Recent processors have added hardware support for multiple threads. The most important hardware change is replication of the issue table - each hardware thread needs it own table. Any hardware fields that record architectural register numbers also have to be expanded to allow including a thread identifier.

Multi-threaded execution can be used to simplify and improve handling of branches. Suppose you had a processor that could issue 4 instructions per cycle and supported 6 threads. Then it has only 4 of the threads active at a time. If a branch instruction is fetched for one of the threads it can be issued, but then the thread made inactive until the branch condition is resolved. That allows the processor to keep issuing 4 instructions per cycle except when at least 3 threads are inactive due to branches.

It is not clear how useful this idea is. Currently, processor implementation is up against a power wall. Increasing the amount of work that gets done per cycle just increases the power consumption and the heat that results.

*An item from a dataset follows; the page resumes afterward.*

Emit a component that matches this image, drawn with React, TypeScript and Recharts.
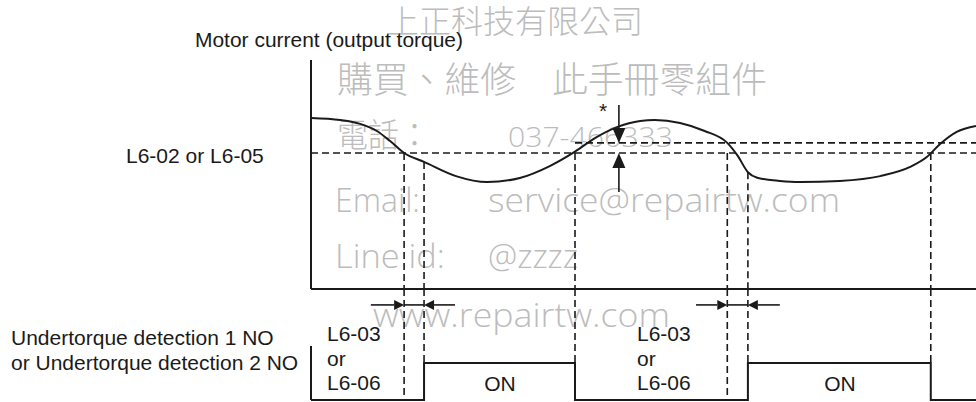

The first renaming architecture was used for floating point instructions in late high performance models of the IBM 360 family of of computers [Tomasulo]. At that time it was not called register renaming. Tomasulo's architecture did not have value registers. Instead it used reservation station numbers for naming values. Each reservation slot had space for two source operand values. The reservation stations had circuitry to update the source operands when functional units produced result values.

The term "register renaming" was used by compiler writers for a technique that they used for code optimization. The term was later adopted by computer engineers.

Register renaming was used in many processors starting in the mid 1990s. Today it is used in almost every desktop and server processor.